For windows:
The bare-bones way is to use the microphone or the line-in. I found the line-in to be a better choice, but either way, you need to reduce the amplifier volume to avoid clipping. This volume level will be pretty low, and it is specific to your equipment. After you adjust the amplifier volume, you can then adjust the overall volume on the computer. Audacity is basic recording software which can help you visualize the input levels and is open source.
The less bare-bones, but still free way is to plug the bass directly into the input (without amp nor effects), use ASIO4ALL software, a VST Host application such as VSTHOST, and some amp simulators (google VST AMP SIM). You can set a program like Audacity to record "what you hear" on the sound card, and in this manner you can record the audio after it has passed through the VSTHOST application. (TLDNR; ASIO4ALL is a driver for your sound card; VSTHOST is a container program that allows you to load VST effects and chain them together; Audacity is an audio recording and editing application)
A good recording application which is not freeware, but has no usage limitation before licensing is REAPER. Reaper is a full-on digital audio workstation and is a VST host application. If you use this, you don't need VSTHOST, just the amp sim and effect VST programs. (TLDNR; ASIO4ALL; VST Effects; REAPER to record and host VST effects)

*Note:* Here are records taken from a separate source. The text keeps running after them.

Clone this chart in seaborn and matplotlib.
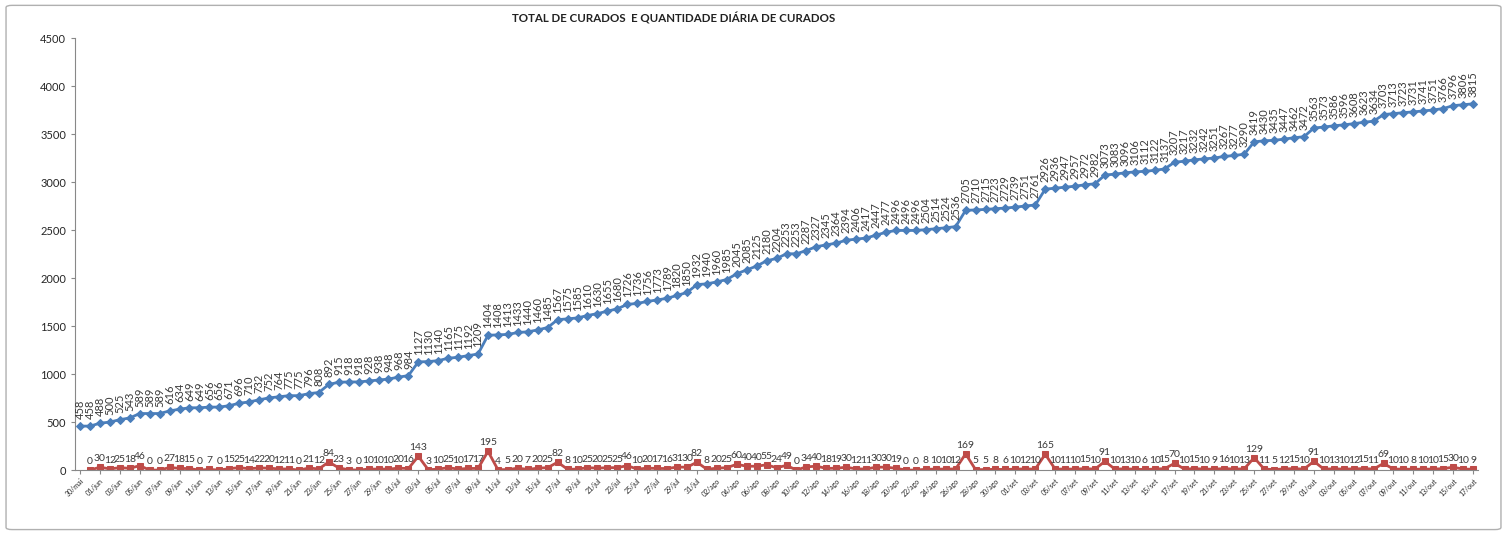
import numpy as np
import pandas as pd
import matplotlib.pyplot as plt
import seaborn as sns
from matplotlib.patches import FancyBboxPatch

# total de curados (acumulado)
total_curados = [458, 458, 488, 500, 525, 543, 589, 589, 589, 616,
                 634, 649, 649, 656, 656, 671, 696, 710, 732, 752,
                 764, 775, 775, 796, 808, 892, 915, 918, 918, 928,
                 938, 948, 968, 984, 1127, 1130, 1140, 1165, 1175, 1192,
                 1209, 1404, 1408, 1413, 1433, 1440, 1460, 1485, 1567, 1575,
                 1585, 1610, 1630, 1655, 1680, 1726, 1736, 1756, 1773, 1789,
                 1820, 1850, 1932, 1940, 1960, 1985, 2045, 2085, 2125, 2180,
                 2204, 2253, 2253, 2287, 2327, 2345, 2364, 2394, 2406, 2417,
                 2447, 2477, 2496, 2496, 2496, 2504, 2514, 2524, 2536, 2705,
                 2710, 2715, 2723, 2729, 2739, 2751, 2761, 2926, 2936, 2947,
                 2957, 2972, 2982, 3073, 3083, 3096, 3106, 3112, 3122, 3137,
                 3207, 3217, 3232, 3242, 3251, 3267, 3277, 3290, 3419, 3430,
                 3435, 3447, 3462, 3472, 3563, 3573, 3586, 3596, 3608, 3623,
                 3634, 3703, 3713, 3723, 3731, 3741, 3751, 3766, 3796, 3806,
                 3815]

# curados por dia (sem valor no primeiro dia)
diarios = [None, 0, 30, 12, 25, 18, 46, 0, 0, 27,
           18, 15, 0, 7, 0, 15, 25, 14, 22, 20,
           12, 11, 0, 21, 12, 84, 23, 3, 0, 10,
           10, 10, 20, 16, 143, 3, 10, 25, 10, 17,
           17, 195, 4, 5, 20, 7, 20, 25, 82, 8,
           10, 25, 20, 25, 25, 46, 10, 20, 17, 16,
           31, 30, 82, 8, 20, 25, 60, 40, 40, 55,
           24, 49, 0, 34, 40, 18, 19, 30, 12, 11,
           30, 30, 19, 0, 0, 8, 10, 10, 12, 169,
           5, 5, 8, 6, 10, 12, 10, 165, 10, 11,
           10, 15, 10, 91, 10, 13, 10, 6, 10, 15,
           70, 10, 15, 10, 9, 16, 10, 13, 129, 11,
           5, 12, 15, 10, 91, 10, 13, 10, 12, 15,
           11, 69, 10, 10, 8, 10, 10, 15, 30, 10,
           9]

meses = {5: 'mai', 6: 'jun', 7: 'jul', 8: 'ago', 9: 'set', 10: 'out'}
datas = pd.date_range('2020-05-30', '2020-10-17')
rotulos = [f"{d.day:02d}/{meses[d.month]}" for d in datas]

df = pd.DataFrame({'dia': np.arange(len(datas)),
                   'total': total_curados,
                   'diario': pd.array(diarios, dtype='Float64')})

sns.set_style('white')
plt.rcParams['font.family'] = ['Lato', 'DejaVu Sans']

azul = '#4a7ebb'
vermelho = '#be4b48'

fig = plt.figure(figsize=(15.07, 5.36), dpi=100)
ax = fig.add_axes([0.0498, 0.123, 0.931, 0.806])

sns.lineplot(data=df, x='dia', y='total', color=azul, marker='D', markersize=4.5,
             markeredgecolor=azul, linewidth=2, ax=ax)
sns.lineplot(data=df, x='dia', y='diario', color=vermelho, marker='s', markersize=5,
             markeredgecolor=vermelho, linewidth=2, ax=ax)

# rótulos de dados
for i, v in enumerate(total_curados):
    ax.annotate(str(v), (i, v), xytext=(0, 5), textcoords='offset points',
                rotation=90, ha='center', va='bottom', fontsize=8, color='#3a3a3a')
for i, v in enumerate(diarios):
    if v is None:
        continue
    ax.annotate(str(v), (i, v), xytext=(0, 3), textcoords='offset points',
                ha='center', va='bottom', fontsize=7.5, color='#3a3a3a')

ax.set_xlim(-0.5, len(datas) - 0.5)
ax.set_ylim(0, 4500)
ax.set_yticks(range(0, 4501, 500))
ax.set_xticks(range(0, len(datas), 2))
ax.set_xticklabels(rotulos[::2], rotation=45, ha='right', rotation_mode='anchor',
                   fontsize=5)
ax.tick_params(axis='y', labelsize=8, length=3, color='#888888', left=True)
ax.tick_params(axis='x', length=3, color='#888888', bottom=True, pad=2)
ax.set_xlabel('')
ax.set_ylabel('')
for lado in ['top', 'right']:
    ax.spines[lado].set_visible(False)
for lado in ['left', 'bottom']:
    ax.spines[lado].set_color('#888888')
    ax.spines[lado].set_linewidth(0.8)

fig.text(0.447, 0.966, 'TOTAL DE CURADOS  E QUANTIDADE DIÁRIA DE CURADOS',
         ha='center', va='center', fontsize=8.3, fontweight='bold', color='#222222')

borda = FancyBboxPatch((0.004, 0.012), 0.992, 0.978, boxstyle='round,pad=0,rounding_size=0.004',
                       transform=fig.transFigure, fill=False, edgecolor='#b0b0b0', linewidth=1)
fig.patches.append(borda)

fig.savefig('out.png', dpi=100)
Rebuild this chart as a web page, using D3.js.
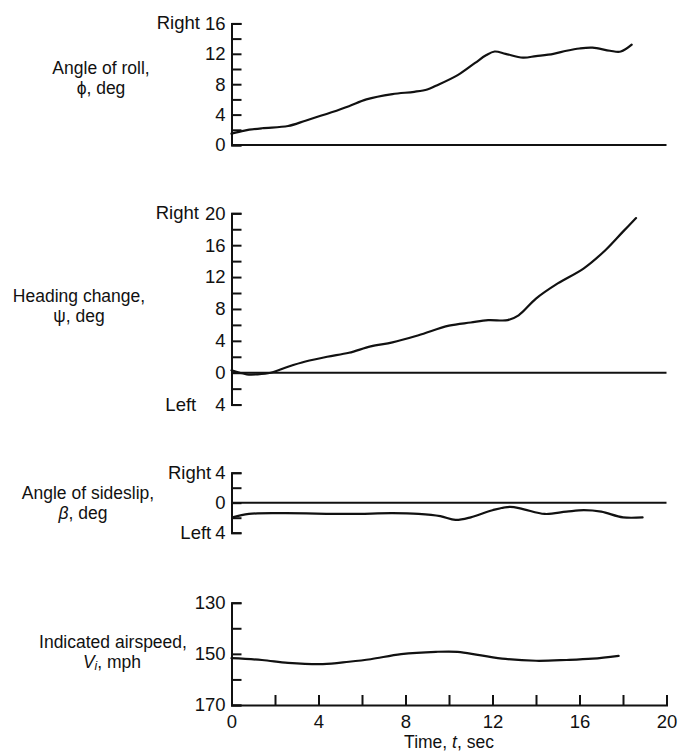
<!DOCTYPE html>
<html>
<head>
<meta charset="utf-8">
<script src="https://cdn.jsdelivr.net/npm/d3@7"></script>
<style>
  body { margin: 0; background: #fff; }
  svg { display: block; }
  text { font-family: "Liberation Sans", Arial, sans-serif; fill: #111; }
</style>
</head>
<body>
<svg id="chart" width="684" height="754"></svg>
<script>
// Time histories of a rolling turn entry

// Angle of roll, deg
const rollTime = [0, 0.6, 1.4, 2.6, 3.4, 4.6, 5.4, 6.2, 7.4, 8.4, 9.0, 9.4, 10.4, 11.2, 11.7, 12.1, 12.6, 13.4, 14.0, 14.8, 15.4, 16.0, 16.6, 17.4, 17.9, 18.4];
const rollDeg  = [1.5, 1.9, 2.2, 2.5, 3.2, 4.3, 5.1, 6.0, 6.7, 7.0, 7.3, 7.8, 9.2, 10.8, 11.8, 12.3, 12.0, 11.5, 11.7, 12.0, 12.4, 12.7, 12.8, 12.4, 12.3, 13.2];

// Heading change, deg
const headTime = [0, 0.7, 1.2, 1.8, 2.6, 3.4, 4.4, 5.4, 6.4, 7.4, 8.6, 10.0, 11.0, 11.8, 12.7, 13.2, 14.0, 15.0, 16.2, 17.2, 18.0, 18.6];
const headDeg  = [0.3, -0.2, -0.2, 0, 0.75, 1.4, 2.0, 2.5, 3.3, 3.8, 4.7, 5.9, 6.3, 6.6, 6.6, 7.2, 9.3, 11.2, 13.1, 15.4, 17.7, 19.4];

// Angle of sideslip, deg (right positive)
const slipTime = [0.05, 0.8, 2.4, 5.4, 7.4, 8.6, 9.6, 10.3, 11.0, 12.0, 12.8, 13.4, 14.4, 15.4, 16.2, 17.0, 18.0, 18.9];
const slipDeg  = [-1.95, -1.5, -1.4, -1.5, -1.4, -1.5, -1.8, -2.3, -1.95, -1.0, -0.55, -0.85, -1.5, -1.2, -1.0, -1.2, -1.95, -1.95];

// Indicated airspeed, mph
const speedTime = [0, 1.4, 2.6, 4.2, 5.4, 6.4, 7.8, 9.4, 10.4, 11.4, 12.6, 14.0, 15.4, 16.6, 17.8];
const speedMph  = [151.7, 152.4, 153.5, 154.0, 153.1, 152.1, 150.1, 149.2, 149.2, 150.5, 152.0, 152.7, 152.4, 151.9, 150.8];

// Axis ticks and labels
const timeTicks = [0, 2, 4, 6, 8, 10, 12, 14, 16, 18, 20];
const timeLabels = [0, 4, 8, 12, 16, 20];
const rollTicks = [0, 2, 4, 6, 8, 10, 12, 14, 16];
const rollLabels = [0, 4, 8, 12, 16];
const headTicks = [-4, -2, 0, 2, 4, 6, 8, 10, 12, 14, 16, 18, 20];
const headLabels = [-4, 0, 4, 8, 12, 16, 20];
const slipTicks = [-4, -2, 0, 2, 4];
const slipLabels = [-4, 0, 4];
const speedTicks = [130, 140, 150, 160, 170];
const speedLabels = [130, 150, 170];

const svg = d3.select("#chart");
const FS = 18.5;   // tick numbers
const TS = 17.5;   // quantity names
const INK = "#111";

const x = d3.scaleLinear().domain([0, 20]).range([231.5, 666.5]);

function zip(ts, vs) { return ts.map((t, i) => ({ t, v: vs[i] })); }

function drawPanel(o) {
  const y = d3.scaleLinear().domain(o.domain).range(o.range);
  const g = svg.append("g");

  // vertical axis: ticks point into the plot, labels on the left
  const axis = d3.axisLeft(y)
    .tickValues(o.ticks)
    .tickSizeInner(-10)
    .tickSizeOuter(-10)
    .tickPadding(6)
    .tickFormat(d => o.labels.includes(d) ? String(Math.abs(d)) : "");
  const ag = g.append("g").attr("transform", `translate(${x(0)},0)`).call(axis);
  ag.selectAll("path, line").attr("stroke", INK).attr("stroke-width", 2);
  ag.selectAll("text").attr("fill", INK).style("font-size", FS + "px")
    .attr("font-family", null);

  // direction words next to the end labels
  (o.words || []).forEach(w => {
    const lbl = ag.selectAll(".tick").filter(d => d === w.value).select("text");
    const len = lbl.node().getComputedTextLength();
    g.append("text")
      .attr("x", x(0) - 6 - len - w.gap)
      .attr("y", y(w.value))
      .attr("dy", "0.32em")
      .attr("text-anchor", "end")
      .style("font-size", FS + "px")
      .text(w.text);
  });

  // reference line
  if (o.zeroLine !== undefined) {
    g.append("line")
      .attr("x1", x(0)).attr("x2", x(20))
      .attr("y1", y(o.zeroLine)).attr("y2", y(o.zeroLine))
      .attr("stroke", INK).attr("stroke-width", 2);
  }

  // data curve
  const line = d3.line().x(d => x(d.t)).y(d => y(d.v)).curve(d3.curveCatmullRom.alpha(0.5));
  g.append("path")
    .datum(zip(o.time, o.values))
    .attr("d", line)
    .attr("fill", "none")
    .attr("stroke", INK)
    .attr("stroke-width", 2.2)
    .attr("stroke-linejoin", "round")
    .attr("stroke-linecap", "round");

  // quantity name at the left
  o.title.forEach(t => {
    const tx = g.append("text")
      .attr("x", t.x).attr("y", t.y)
      .attr("text-anchor", "middle")
      .style("font-size", TS + "px");
    t.parts.forEach(p => {
      const s = tx.append("tspan").text(p.s);
      if (p.italic) s.style("font-style", "italic");
      if (p.sub) s.attr("baseline-shift", "-20%").style("font-size", (TS * 0.7) + "px");
    });
  });
  return y;
}

drawPanel({
  domain: [0, 16], range: [145, 23.4],
  ticks: rollTicks, labels: rollLabels,
  words: [{ value: 16, text: "Right", gap: 5 }],
  zeroLine: 0,
  time: rollTime, values: rollDeg,
  title: [
    { x: 101, y: 74, parts: [{ s: "Angle of roll," }] },
    { x: 101, y: 94, parts: [{ s: "\u03D5, deg" }] }
  ]
});

drawPanel({
  domain: [-4, 20], range: [404.6, 213.3],
  ticks: headTicks, labels: headLabels,
  words: [{ value: 20, text: "Right", gap: 6 }, { value: -4, text: "Left", gap: 19 }],
  zeroLine: 0,
  time: headTime, values: headDeg,
  title: [
    { x: 79, y: 302, parts: [{ s: "Heading change," }] },
    { x: 79, y: 322, parts: [{ s: "\u03C8, deg" }] }
  ]
});

drawPanel({
  domain: [-4, 4], range: [532.7, 472.7],
  ticks: slipTicks, labels: slipLabels,
  words: [{ value: 4, text: "Right", gap: 4 }, { value: -4, text: "Left", gap: 4 }],
  zeroLine: 0,
  time: slipTime, values: slipDeg,
  title: [
    { x: 88, y: 499, parts: [{ s: "Angle of sideslip," }] },
    { x: 83, y: 519, parts: [{ s: "\u03B2", italic: true }, { s: ", deg" }] }
  ]
});

drawPanel({
  domain: [130, 170], range: [602.7, 705],
  ticks: speedTicks, labels: speedLabels,
  time: speedTime, values: speedMph,
  title: [
    { x: 113, y: 648, parts: [{ s: "Indicated airspeed," }] },
    { x: 112, y: 668, parts: [{ s: "V", italic: true }, { s: "i", italic: true, sub: true }, { s: ", mph" }] }
  ]
});

// time axis along the bottom panel
const xAxis = d3.axisBottom(x)
  .tickValues(timeTicks)
  .tickSizeInner(-10)
  .tickSizeOuter(-10)
  .tickPadding(10)
  .tickFormat(d => timeLabels.includes(d) ? String(d) : "");
const xg = svg.append("g").attr("transform", "translate(0,705)").call(xAxis);
xg.selectAll("path, line").attr("stroke", INK).attr("stroke-width", 2);
xg.selectAll("text").attr("fill", INK).style("font-size", FS + "px").attr("font-family", null);

const xt = svg.append("text")
  .attr("x", 449).attr("y", 748)
  .attr("text-anchor", "middle")
  .style("font-size", TS + "px");
xt.append("tspan").text("Time, ");
xt.append("tspan").text("t").style("font-style", "italic");
xt.append("tspan").text(", sec");
</script>
</body>
</html>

The advantage of recording the raw signal and applying the amp and effect sim(s) to it at mix time is that you can add or modify the total effects chain at will long after the performance is recorded.
AFAIK, all of the above is free (except Reaper which is free to try) and freely available. Once you get a sense of the process and confidence that your equipment can handle the task, you can make a decision about where to spend the money to improve upon it).
Note that ASIO4ALL is there to reduce driver latency, without it, the delay between what you play and what you hear can be upwards of 20ms (or more) and this is pretty much impossible to work with. Some sound cards/systems already have an ASIO driver bundled (in which case ASIO4ALL is not needed), but most don't. I personally found in my early experiments that increasing the sample rate of my sound "card" (onboard Realtek audio) to 96khz instead of the standard 44/48 helped reduce latency when using the ASIO4ALL driver.